▸ **WHAT THE EXERCISE ASKS**
Will you output the lines between the ones holding "Output the component" and "import * as", inclusive, exactly as they stand, and only those lines, with the pictures left out?

▸ **RAW DATA**
● ● ●

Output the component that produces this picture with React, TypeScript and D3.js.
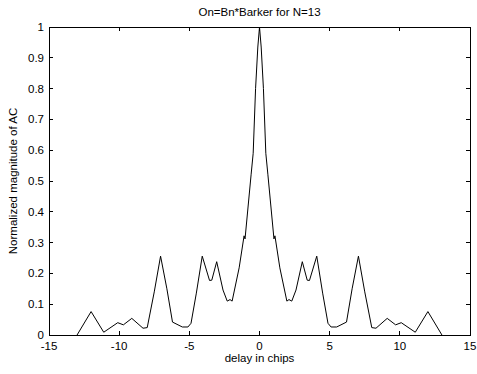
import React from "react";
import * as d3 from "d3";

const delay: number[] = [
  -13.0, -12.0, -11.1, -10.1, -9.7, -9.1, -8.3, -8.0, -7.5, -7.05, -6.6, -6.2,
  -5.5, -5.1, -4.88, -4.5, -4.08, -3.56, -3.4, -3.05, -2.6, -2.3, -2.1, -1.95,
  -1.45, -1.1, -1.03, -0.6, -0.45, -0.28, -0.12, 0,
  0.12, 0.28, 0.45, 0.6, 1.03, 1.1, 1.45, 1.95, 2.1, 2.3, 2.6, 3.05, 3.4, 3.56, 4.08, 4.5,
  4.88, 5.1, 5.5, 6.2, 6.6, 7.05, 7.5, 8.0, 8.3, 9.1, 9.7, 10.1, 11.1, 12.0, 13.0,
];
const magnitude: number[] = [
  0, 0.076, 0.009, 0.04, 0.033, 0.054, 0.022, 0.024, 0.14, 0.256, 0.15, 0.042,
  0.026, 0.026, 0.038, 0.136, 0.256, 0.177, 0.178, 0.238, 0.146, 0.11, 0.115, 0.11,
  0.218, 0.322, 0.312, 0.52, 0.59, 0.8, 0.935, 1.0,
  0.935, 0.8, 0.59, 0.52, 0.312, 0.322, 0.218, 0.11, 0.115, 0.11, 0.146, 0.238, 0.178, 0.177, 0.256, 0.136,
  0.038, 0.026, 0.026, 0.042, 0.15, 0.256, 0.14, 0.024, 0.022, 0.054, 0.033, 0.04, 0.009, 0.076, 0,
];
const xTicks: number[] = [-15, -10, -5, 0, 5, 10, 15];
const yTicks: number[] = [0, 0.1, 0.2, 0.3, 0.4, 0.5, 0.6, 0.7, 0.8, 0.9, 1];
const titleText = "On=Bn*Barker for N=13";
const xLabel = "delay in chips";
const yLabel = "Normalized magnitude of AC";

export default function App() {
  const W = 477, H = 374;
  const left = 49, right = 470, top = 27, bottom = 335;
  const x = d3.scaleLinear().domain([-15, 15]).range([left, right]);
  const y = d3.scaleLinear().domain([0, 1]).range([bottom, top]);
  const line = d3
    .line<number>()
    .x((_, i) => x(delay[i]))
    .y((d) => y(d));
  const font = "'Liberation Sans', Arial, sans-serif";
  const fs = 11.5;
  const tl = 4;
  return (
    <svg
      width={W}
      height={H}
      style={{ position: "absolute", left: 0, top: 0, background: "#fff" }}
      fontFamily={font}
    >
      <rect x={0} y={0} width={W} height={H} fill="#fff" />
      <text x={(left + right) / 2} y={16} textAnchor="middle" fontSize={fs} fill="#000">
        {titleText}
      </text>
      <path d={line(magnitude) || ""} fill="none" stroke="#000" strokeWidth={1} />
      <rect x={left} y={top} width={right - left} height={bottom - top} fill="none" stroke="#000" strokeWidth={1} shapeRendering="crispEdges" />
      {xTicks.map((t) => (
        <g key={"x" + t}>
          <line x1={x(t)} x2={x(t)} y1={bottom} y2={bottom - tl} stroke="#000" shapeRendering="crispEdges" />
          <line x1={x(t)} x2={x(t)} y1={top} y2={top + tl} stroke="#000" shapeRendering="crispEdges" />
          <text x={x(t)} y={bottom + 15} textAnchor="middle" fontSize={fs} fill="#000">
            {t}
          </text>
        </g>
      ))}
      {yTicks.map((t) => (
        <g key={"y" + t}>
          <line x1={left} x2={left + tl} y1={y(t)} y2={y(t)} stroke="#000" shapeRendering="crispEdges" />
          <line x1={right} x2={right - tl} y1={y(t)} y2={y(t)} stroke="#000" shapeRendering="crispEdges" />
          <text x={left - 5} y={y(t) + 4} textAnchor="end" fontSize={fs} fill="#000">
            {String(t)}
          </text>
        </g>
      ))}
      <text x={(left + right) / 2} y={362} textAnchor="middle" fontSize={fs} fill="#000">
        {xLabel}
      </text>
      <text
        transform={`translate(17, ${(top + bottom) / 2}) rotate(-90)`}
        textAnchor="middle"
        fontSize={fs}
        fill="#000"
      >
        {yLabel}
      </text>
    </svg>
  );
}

● ● ●

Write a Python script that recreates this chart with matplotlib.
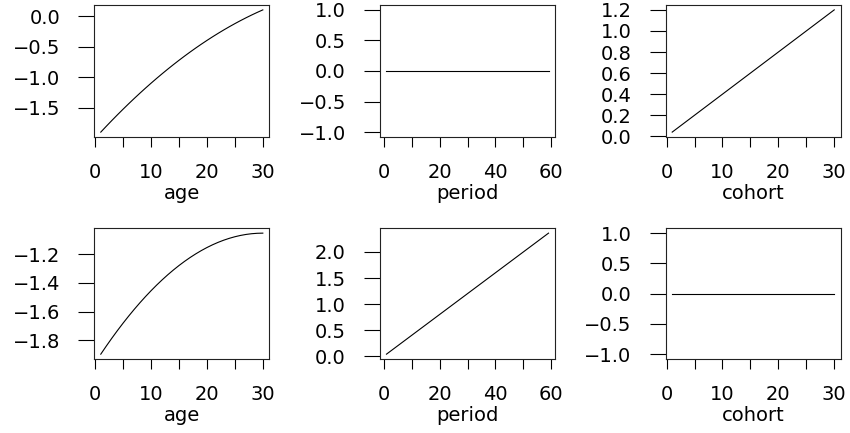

● ● ●

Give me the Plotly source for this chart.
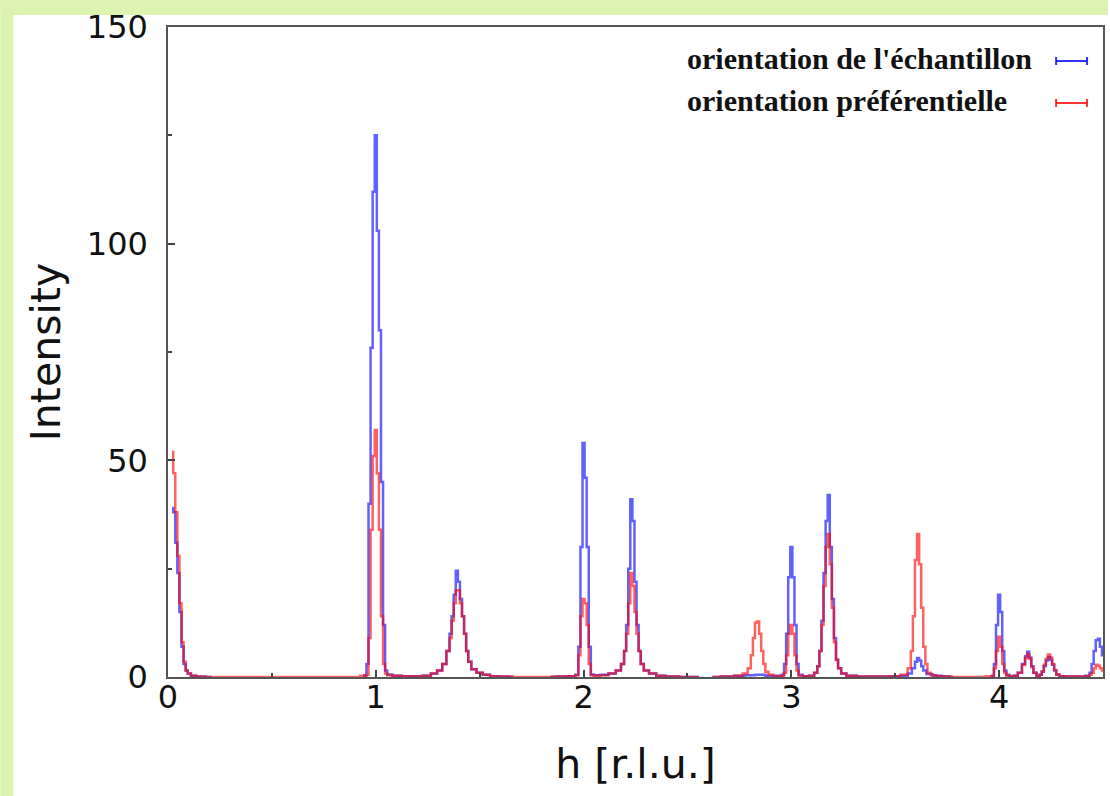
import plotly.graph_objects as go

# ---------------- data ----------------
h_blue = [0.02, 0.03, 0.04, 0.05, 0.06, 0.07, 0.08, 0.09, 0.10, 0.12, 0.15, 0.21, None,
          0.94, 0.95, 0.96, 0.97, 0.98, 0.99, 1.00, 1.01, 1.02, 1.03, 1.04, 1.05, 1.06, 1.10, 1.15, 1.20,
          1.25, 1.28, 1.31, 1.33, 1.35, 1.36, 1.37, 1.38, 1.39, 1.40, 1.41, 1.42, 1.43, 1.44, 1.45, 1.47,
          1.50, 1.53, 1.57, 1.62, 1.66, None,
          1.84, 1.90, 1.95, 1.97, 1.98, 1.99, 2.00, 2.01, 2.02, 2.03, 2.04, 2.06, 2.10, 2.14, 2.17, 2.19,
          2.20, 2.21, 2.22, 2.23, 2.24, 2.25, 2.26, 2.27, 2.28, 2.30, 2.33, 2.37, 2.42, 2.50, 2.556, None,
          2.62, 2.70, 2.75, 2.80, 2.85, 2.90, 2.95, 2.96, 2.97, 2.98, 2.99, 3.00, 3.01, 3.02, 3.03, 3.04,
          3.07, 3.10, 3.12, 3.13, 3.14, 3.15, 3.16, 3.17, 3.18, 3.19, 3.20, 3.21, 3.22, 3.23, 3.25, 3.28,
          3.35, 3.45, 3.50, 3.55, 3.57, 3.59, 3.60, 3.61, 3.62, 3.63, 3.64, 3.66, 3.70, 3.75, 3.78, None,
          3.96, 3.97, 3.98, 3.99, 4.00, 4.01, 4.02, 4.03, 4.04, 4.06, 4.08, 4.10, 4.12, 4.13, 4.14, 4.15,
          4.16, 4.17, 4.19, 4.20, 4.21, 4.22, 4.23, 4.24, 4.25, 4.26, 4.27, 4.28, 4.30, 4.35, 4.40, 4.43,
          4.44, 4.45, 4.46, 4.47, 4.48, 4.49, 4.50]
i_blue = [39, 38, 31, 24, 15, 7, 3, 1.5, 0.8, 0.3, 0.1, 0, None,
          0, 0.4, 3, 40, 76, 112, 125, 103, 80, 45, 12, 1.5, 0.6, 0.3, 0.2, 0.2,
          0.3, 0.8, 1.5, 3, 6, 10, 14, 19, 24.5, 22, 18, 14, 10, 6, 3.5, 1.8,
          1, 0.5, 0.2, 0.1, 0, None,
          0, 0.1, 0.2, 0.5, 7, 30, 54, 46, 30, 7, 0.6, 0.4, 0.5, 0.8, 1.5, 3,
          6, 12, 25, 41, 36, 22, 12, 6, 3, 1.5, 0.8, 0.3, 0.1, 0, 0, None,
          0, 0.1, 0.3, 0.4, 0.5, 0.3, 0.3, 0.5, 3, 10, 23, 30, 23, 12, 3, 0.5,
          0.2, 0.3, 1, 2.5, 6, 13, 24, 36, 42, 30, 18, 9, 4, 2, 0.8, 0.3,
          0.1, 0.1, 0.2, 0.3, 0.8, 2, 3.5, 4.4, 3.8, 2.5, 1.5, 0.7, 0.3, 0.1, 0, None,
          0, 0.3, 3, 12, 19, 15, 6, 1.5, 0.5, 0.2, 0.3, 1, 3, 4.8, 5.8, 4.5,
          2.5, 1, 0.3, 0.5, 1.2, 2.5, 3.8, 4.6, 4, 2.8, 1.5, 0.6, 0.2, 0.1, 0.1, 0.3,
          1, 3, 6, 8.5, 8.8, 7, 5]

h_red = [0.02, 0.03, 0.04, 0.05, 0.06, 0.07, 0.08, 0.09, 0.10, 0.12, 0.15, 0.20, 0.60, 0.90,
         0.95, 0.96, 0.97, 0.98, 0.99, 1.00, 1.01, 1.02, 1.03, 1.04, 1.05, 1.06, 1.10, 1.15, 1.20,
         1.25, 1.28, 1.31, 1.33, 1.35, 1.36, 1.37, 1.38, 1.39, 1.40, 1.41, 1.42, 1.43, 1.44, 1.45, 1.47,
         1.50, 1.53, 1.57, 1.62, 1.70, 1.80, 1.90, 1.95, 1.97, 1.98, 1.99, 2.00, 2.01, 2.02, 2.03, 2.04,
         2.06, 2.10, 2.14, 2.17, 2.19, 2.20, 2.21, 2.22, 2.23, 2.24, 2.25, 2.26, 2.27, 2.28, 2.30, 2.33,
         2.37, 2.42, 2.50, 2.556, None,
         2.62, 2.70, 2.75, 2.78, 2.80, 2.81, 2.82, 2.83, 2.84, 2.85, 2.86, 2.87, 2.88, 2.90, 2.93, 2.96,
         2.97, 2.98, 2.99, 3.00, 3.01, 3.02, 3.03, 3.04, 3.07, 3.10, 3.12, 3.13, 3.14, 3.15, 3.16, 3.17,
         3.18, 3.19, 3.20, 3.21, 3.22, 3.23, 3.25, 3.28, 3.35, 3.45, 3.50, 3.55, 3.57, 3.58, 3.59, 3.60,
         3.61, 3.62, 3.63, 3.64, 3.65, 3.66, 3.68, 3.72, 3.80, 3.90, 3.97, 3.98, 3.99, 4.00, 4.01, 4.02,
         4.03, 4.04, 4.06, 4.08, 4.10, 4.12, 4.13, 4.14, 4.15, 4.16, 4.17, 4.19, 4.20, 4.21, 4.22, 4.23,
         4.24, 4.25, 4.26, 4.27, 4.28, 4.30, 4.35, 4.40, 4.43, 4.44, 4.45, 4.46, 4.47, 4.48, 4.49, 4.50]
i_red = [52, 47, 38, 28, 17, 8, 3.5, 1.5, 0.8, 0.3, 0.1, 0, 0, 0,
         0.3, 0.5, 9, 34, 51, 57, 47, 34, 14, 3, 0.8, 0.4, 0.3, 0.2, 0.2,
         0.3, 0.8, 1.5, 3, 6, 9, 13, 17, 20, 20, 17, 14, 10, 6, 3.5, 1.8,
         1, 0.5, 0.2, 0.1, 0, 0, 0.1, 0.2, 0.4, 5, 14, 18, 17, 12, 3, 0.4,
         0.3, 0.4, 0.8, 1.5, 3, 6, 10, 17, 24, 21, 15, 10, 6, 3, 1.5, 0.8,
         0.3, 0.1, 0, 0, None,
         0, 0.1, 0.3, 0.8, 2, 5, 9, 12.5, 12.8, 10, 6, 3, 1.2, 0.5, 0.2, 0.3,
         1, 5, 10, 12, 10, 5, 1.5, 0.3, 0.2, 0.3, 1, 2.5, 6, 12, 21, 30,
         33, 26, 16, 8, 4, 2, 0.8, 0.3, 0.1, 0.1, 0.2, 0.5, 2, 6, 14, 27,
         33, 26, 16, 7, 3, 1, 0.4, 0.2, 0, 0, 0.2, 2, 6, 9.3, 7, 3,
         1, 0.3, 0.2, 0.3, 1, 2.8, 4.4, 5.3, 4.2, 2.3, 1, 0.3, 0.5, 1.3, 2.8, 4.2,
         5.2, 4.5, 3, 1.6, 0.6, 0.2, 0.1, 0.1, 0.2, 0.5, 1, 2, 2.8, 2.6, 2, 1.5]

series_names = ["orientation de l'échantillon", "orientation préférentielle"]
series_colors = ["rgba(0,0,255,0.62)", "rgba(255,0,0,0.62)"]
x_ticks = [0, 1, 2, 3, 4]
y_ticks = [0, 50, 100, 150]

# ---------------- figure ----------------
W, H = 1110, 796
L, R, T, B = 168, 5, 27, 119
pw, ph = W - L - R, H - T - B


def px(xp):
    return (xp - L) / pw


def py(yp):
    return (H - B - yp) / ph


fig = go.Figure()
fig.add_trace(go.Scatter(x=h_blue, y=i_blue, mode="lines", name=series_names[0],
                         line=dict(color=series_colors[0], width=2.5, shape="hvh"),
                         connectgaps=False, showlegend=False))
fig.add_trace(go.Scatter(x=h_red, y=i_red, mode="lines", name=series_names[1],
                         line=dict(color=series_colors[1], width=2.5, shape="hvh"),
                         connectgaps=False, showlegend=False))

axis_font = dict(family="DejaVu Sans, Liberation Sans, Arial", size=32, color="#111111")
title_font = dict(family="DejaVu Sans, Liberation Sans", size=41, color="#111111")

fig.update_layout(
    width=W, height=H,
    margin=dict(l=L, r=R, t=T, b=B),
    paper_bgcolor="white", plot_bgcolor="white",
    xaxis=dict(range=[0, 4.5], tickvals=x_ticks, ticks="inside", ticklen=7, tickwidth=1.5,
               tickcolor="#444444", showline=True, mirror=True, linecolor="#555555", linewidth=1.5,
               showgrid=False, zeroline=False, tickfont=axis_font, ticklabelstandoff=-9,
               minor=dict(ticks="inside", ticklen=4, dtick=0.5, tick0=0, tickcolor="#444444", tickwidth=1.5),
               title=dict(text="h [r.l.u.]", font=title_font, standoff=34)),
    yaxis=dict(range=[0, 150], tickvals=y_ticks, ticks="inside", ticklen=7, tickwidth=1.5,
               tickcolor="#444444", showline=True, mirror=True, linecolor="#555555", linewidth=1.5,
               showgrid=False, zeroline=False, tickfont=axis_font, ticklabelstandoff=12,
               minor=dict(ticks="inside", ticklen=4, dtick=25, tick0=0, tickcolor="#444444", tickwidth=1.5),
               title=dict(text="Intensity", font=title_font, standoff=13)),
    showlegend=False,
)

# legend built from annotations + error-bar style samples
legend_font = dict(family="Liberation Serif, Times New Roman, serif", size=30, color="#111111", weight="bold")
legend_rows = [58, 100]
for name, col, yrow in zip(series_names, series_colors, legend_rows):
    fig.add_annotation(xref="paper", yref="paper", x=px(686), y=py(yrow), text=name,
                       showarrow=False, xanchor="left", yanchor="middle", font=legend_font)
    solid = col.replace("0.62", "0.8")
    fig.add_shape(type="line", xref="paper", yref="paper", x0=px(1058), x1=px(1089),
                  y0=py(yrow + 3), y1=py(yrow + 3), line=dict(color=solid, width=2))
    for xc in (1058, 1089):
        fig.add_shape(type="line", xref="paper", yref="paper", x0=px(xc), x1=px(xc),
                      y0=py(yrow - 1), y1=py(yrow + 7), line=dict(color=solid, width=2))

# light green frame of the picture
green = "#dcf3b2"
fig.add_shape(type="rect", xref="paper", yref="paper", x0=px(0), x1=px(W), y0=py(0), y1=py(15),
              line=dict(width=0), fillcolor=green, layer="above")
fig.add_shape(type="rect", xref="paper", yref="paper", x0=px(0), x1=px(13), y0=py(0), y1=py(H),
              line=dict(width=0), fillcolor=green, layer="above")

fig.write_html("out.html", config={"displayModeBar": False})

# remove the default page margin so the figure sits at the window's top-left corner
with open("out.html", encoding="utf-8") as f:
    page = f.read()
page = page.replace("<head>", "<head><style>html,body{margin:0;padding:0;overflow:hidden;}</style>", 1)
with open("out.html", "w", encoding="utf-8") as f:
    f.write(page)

● ● ●

▸ **RESULT**
Output the component that produces this picture with React, TypeScript and D3.js.
import React from "react";
import * as d3 from "d3";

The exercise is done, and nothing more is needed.